> _Given exercise_: Retype only the lines below from the one with "Write the Plotly code for this chart." to the one with "return (H - MB - py) / PLOT_H", inclusive, skipping every image.

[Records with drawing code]

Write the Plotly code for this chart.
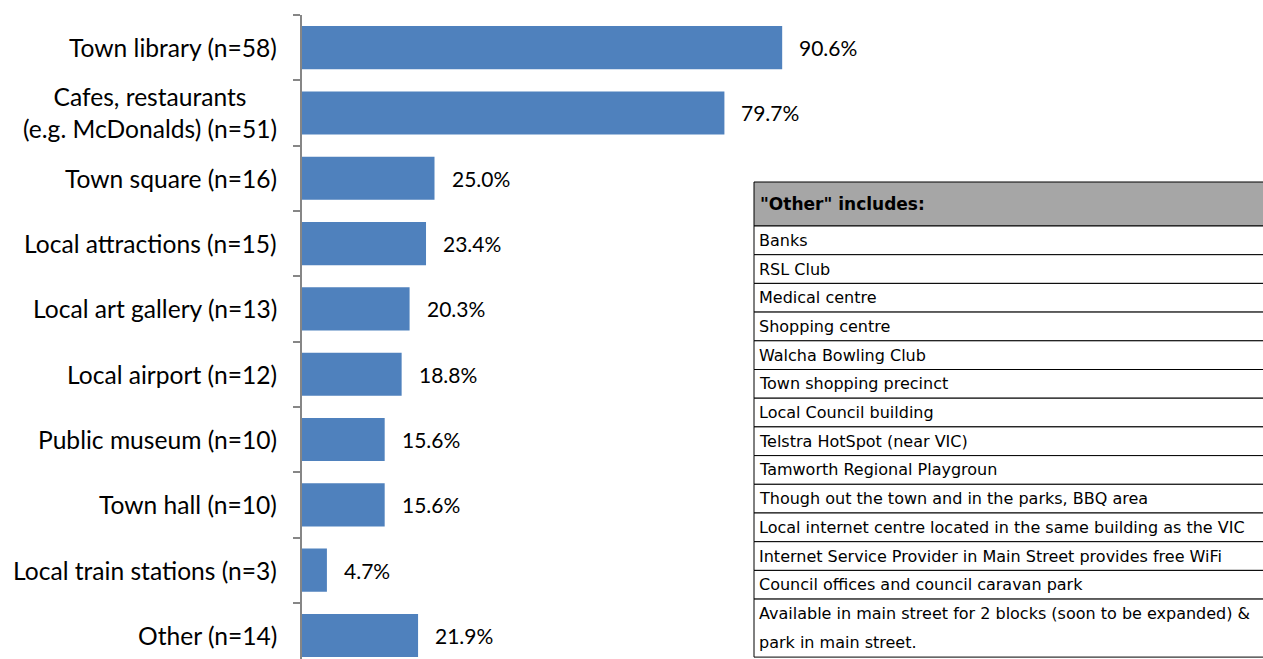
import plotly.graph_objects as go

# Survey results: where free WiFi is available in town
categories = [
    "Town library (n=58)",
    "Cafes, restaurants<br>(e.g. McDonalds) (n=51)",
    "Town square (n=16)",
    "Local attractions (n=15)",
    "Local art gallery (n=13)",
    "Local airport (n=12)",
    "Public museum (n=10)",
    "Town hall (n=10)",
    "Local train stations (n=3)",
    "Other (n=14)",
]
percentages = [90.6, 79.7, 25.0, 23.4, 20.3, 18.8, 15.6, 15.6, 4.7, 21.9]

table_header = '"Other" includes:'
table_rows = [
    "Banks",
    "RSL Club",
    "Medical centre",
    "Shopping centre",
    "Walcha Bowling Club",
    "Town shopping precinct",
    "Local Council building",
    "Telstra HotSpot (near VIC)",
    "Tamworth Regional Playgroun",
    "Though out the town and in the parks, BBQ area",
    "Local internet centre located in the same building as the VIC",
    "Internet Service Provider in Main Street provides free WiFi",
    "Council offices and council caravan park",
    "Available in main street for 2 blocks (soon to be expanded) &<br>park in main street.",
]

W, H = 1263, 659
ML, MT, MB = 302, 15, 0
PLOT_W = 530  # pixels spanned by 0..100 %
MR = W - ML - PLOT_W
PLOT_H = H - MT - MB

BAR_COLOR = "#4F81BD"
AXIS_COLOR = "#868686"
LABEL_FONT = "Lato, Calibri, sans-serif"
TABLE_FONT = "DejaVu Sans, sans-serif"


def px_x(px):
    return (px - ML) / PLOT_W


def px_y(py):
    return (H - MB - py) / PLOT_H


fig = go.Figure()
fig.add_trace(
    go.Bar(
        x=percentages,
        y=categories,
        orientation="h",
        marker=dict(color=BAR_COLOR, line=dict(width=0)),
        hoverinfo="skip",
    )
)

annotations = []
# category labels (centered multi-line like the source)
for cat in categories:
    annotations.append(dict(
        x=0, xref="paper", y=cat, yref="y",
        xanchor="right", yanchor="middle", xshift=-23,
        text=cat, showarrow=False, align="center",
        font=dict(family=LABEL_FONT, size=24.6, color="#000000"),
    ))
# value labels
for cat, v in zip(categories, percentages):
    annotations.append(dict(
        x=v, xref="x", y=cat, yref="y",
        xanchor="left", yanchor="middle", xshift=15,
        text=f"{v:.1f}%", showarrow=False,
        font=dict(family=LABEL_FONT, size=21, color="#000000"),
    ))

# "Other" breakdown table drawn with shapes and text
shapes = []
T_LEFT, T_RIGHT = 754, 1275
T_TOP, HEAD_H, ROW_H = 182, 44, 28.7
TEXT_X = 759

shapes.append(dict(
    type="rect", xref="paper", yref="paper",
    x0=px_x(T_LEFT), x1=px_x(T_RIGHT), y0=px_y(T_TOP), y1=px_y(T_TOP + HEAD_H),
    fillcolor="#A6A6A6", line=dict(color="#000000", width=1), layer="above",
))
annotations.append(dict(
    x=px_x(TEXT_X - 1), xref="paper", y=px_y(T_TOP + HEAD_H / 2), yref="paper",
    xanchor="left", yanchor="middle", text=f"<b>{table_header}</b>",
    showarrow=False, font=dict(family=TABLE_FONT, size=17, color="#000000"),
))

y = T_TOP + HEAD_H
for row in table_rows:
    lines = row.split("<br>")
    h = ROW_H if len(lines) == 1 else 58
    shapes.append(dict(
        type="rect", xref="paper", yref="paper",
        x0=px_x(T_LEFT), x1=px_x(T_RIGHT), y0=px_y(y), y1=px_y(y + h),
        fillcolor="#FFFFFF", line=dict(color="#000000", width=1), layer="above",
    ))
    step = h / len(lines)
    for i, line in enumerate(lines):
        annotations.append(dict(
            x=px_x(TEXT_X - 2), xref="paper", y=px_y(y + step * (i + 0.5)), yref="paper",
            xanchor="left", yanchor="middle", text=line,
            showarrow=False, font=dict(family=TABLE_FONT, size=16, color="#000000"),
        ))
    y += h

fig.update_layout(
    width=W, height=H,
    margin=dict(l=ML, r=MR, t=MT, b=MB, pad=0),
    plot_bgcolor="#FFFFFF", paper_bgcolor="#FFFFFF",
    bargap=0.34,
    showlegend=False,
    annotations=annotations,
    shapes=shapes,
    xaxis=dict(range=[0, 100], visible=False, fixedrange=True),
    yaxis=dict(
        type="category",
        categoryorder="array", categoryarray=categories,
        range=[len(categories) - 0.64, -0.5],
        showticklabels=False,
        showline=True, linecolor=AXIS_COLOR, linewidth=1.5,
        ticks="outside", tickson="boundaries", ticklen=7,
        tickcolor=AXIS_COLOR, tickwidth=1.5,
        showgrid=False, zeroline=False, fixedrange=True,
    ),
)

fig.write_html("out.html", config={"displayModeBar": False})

---

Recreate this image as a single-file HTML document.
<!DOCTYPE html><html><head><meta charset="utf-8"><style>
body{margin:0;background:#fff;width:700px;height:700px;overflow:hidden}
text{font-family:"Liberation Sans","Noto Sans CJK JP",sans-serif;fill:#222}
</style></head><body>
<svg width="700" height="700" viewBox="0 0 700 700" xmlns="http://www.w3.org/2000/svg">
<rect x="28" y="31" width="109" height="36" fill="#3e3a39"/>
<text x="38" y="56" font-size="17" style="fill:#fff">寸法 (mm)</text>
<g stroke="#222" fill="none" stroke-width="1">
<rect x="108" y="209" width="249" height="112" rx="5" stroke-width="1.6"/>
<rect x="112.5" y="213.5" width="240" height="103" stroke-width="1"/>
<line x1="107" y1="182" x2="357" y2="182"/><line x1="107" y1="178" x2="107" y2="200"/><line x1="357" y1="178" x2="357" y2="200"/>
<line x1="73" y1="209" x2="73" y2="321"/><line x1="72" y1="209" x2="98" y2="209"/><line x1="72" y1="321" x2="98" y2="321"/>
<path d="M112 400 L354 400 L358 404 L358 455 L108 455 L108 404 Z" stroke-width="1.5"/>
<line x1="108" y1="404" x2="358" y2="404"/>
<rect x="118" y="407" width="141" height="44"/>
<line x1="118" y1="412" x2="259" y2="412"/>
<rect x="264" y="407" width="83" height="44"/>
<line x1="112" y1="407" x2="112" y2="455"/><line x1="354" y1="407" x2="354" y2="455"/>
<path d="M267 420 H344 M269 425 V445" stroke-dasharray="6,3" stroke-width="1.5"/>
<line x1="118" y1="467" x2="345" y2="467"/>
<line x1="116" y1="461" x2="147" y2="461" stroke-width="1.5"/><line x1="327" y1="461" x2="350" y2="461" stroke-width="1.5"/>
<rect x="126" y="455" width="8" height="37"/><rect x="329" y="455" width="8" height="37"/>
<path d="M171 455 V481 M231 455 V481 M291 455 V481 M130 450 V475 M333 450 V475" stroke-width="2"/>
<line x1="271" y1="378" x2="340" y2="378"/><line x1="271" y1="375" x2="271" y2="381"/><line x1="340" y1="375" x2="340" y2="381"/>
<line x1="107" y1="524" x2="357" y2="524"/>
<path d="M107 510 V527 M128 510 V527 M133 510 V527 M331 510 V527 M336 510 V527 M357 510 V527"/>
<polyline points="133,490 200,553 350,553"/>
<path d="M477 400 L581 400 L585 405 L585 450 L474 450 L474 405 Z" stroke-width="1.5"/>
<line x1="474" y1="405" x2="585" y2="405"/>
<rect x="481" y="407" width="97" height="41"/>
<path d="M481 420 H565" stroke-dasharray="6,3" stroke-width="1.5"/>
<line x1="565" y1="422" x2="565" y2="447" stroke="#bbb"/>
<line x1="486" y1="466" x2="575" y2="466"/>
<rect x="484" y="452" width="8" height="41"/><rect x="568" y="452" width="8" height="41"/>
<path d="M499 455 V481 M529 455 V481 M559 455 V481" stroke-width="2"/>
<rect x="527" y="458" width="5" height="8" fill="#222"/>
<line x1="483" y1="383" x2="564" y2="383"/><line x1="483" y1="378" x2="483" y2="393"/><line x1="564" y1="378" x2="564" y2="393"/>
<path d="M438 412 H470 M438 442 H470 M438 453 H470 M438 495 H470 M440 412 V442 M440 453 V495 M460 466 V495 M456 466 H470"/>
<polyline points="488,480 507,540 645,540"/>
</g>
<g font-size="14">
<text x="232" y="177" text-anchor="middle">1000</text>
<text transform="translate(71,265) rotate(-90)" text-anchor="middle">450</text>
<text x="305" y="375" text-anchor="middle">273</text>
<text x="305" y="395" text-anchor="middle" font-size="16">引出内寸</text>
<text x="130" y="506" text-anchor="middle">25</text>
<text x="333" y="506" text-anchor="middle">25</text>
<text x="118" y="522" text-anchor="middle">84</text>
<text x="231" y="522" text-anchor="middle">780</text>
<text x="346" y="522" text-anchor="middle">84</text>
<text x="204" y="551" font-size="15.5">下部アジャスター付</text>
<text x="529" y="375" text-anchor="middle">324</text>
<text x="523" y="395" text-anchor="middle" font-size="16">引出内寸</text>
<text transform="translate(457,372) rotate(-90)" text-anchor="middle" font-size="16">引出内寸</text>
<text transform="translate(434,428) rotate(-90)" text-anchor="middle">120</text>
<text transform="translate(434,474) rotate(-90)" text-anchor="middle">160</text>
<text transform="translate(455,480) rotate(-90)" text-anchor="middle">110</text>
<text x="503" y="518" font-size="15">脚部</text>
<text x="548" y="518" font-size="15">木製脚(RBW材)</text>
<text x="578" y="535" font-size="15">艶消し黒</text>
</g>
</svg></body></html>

> _In response_:
Write the Plotly code for this chart.
import plotly.graph_objects as go

# Survey results: where free WiFi is available in town
categories = [
    "Town library (n=58)",
    "Cafes, restaurants<br>(e.g. McDonalds) (n=51)",
    "Town square (n=16)",
    "Local attractions (n=15)",
    "Local art gallery (n=13)",
    "Local airport (n=12)",
    "Public museum (n=10)",
    "Town hall (n=10)",
    "Local train stations (n=3)",
    "Other (n=14)",
]
percentages = [90.6, 79.7, 25.0, 23.4, 20.3, 18.8, 15.6, 15.6, 4.7, 21.9]

table_header = '"Other" includes:'
table_rows = [
    "Banks",
    "RSL Club",
    "Medical centre",
    "Shopping centre",
    "Walcha Bowling Club",
    "Town shopping precinct",
    "Local Council building",
    "Telstra HotSpot (near VIC)",
    "Tamworth Regional Playgroun",
    "Though out the town and in the parks, BBQ area",
    "Local internet centre located in the same building as the VIC",
    "Internet Service Provider in Main Street provides free WiFi",
    "Council offices and council caravan park",
    "Available in main street for 2 blocks (soon to be expanded) &<br>park in main street.",
]

W, H = 1263, 659
ML, MT, MB = 302, 15, 0
PLOT_W = 530  # pixels spanned by 0..100 %
MR = W - ML - PLOT_W
PLOT_H = H - MT - MB

BAR_COLOR = "#4F81BD"
AXIS_COLOR = "#868686"
LABEL_FONT = "Lato, Calibri, sans-serif"
TABLE_FONT = "DejaVu Sans, sans-serif"


def px_x(px):
    return (px - ML) / PLOT_W


def px_y(py):
    return (H - MB - py) / PLOT_H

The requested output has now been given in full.